All of these elements add up to a dirty little ball of fun, allowing Pepin to plumb the depths of a nuts-and-bolts social problem without losing the audience. "Talking about infrastructure and government is boring," she declares without prompting. "So I think you have to use stories of everyday people and how the issue affects everyday people—that’s how you grab viewers. The easiest way to make this film would be to interview people from the water board and government officials and scientists, and it would be a big yawnfest. What’s more interesting is someone who lives next to one of the most polluted rivers in the United States, the New River."

That last statement is based on firsthand experience, incidentally. The day she shot in Imperial County alongside the river, Pepin was plagued by a bloody nose, upset stomach, terrible headache and watery eyes.

The threats to our drinking water—not just in California, but nationally—are sobering indeed. "The pharmaceutical industry is not going away, and they have no idea how to fix it," says Pepin. "The technology is not affordable to any community right now. Is it cheaper to not clean it up, and just deal with lawsuits later on? Here we are, 30 years later from Erin Brockovich, and it’s still going on."

So the trick with a film like Wasted!, and which An Incovenient Truth accomplished so neatly, is not to leave the audience feeling hopeless at the end. One of the storylines that Pepin has mapped out involves a community in Humboldt County coming together to create a wetlands that’s proven so successful (and economical) that it’s a showcase for other places with similar wastewater problems. But unlike the Al Gore movie, which listed everyday steps moviegoers could take to slow global warming, Wasted! won’t provide individual actions against dirty water (cue the Standells).

"I don’t think it’s [about] things you can do at home," Pepin says. "People have to come together in their communities and decide that this is something that’s important to them—that they don’t want bacteria counts off the charts when they go to the beach, or their kids to get sinus infections from swimming in the ocean. Or when they drink water [from the tap] it has levels of birth-control pills or Prozac."

Pepin, who was the day manager at the Fillmore in the ’80s, owned Neurotic Records at 7th and Folsom from 1991-95 and has been an associate producer at KQED since 1997, is simultaneously fundraising, researching and shooting Wasted! As if that’s not enough, she envisions starting production this summer on a doc about kids and surfing.
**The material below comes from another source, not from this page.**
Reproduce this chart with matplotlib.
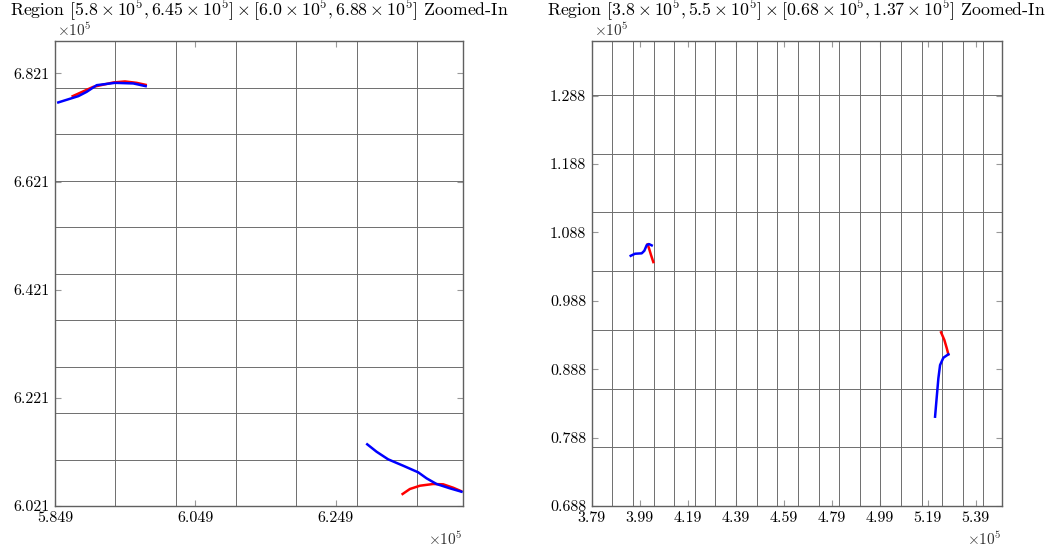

"I’m more optimistic that it’s going to be easier to raise the money for this film than the last one," she confides. "For One Winter Story, I thought it would take a year and it took five. I sold my record collection. I had 10,000 records and now I have 400 LPs and 2,000 singles. You just have to pick subjects that you get so obsessed you just cannot finish it, no matter what."

While the website for her production company, Potrero Industries, is under construction, Pepin can be reached at photosf@hotmail.com. The photography exhibit "Harlem of the West," organized by the Museum of Performance & Design and curated by Pepin and Lewis Watts (co-authors of "Harlem of the West: The San Francisco Fillmore Jazz Era"), continues through March 7 at the Jazz Heritage Center, 1330 Fillmore St. (at Eddy), in San Francisco.

Notes From the Underground

Jay Rosenblatt (Human Remains) and Lourdes Portillo (Señorita Extraviada) were named 2009 Fellows of United States Artists. It’s a career-recognition award rather than a project grant, so the chunk o’ cash truly goes to support the artist. . . . 20th Century Fox has set a July 10 release date for I Love You Beth Cooper, Chris Columbus’s first movie since 2005’s Rent. . . . The Bay Area didn’t place a single title on the shortlist of 15 feature documentaries in the hunt for a 2009 Oscar nomination, but nabbed three of the eight slots in the short docs category—Steven Okazaki’s The Conscience of Nhem En, Ruby Yang and Thomas Lennon’s Tongzhi in Love and Megan Mylan’s Smile Pinki. The Smith Rafael Film Center in San Rafael screens the trio this Sun., Jan. 11, at 4 p.m.